Du côté du MCG, un politicien ironise: «Donner la police à une socialiste, c’est une bonne idée, je trouve: ça va lui apprendre comment ça marche vraiment!» Debout à côté de lui, à la cafétéria un Grand Conseil, un élu du PS rétorque: «C’est une dure, Carole-Anne Kast. C’est elle qui va leur apprendre comment marche la police!»
De manière plus anecdotique, le nouveau nom de ce département – institutions et numérique – fait pas mal ricaner. Un autre socialiste confesse: «Je pense que la population ne va pas vraiment comprendre ce que ça veut dire du premier coup… 'institutions', c’est vraiment général, comme terme.»
Le PLR jubile
Du côté du PLR, dont les deux ministres sont les mieux élues du canton, on se réjouit de cette nouvelle conjoncture. Un politicien commente: «Nous voulions absolument garder les finances, avec Nathalie Fontanet, et reprendre le Département de l’instruction publique (DIP) avec Anne Hiltpold. C’est donc une opération réussie! Et puis Delphine Bachmann à l’économie, c’est aussi une bonne décision, de notre point de vue.»

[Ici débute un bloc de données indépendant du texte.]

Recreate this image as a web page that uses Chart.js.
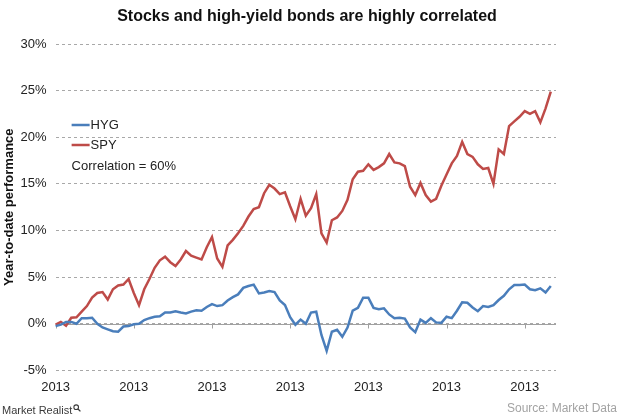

Le libéral-radical regrette en revanche que la magistrate du Centre n’ait hérité que d’une seule thématique, lors de la refonte des départements.
Pour un membre du MCG aussi, le Département de l’instruction publique qui passe à droite – sous l’égide d’Anne Hiltpold – est une bonne chose. «Elle va être plus ferme que sa prédécesseure, elle va faire un peu de ménage!»
Surprenant mais vrai, un socialiste abonde dans son sens: «Le DIP est une force d’inertie, de toute façon. Donc qu’il soit aux mains des libéraux-radicaux ne me pose pas vraiment problème. On verra ce qu’ils arrivent à en faire.»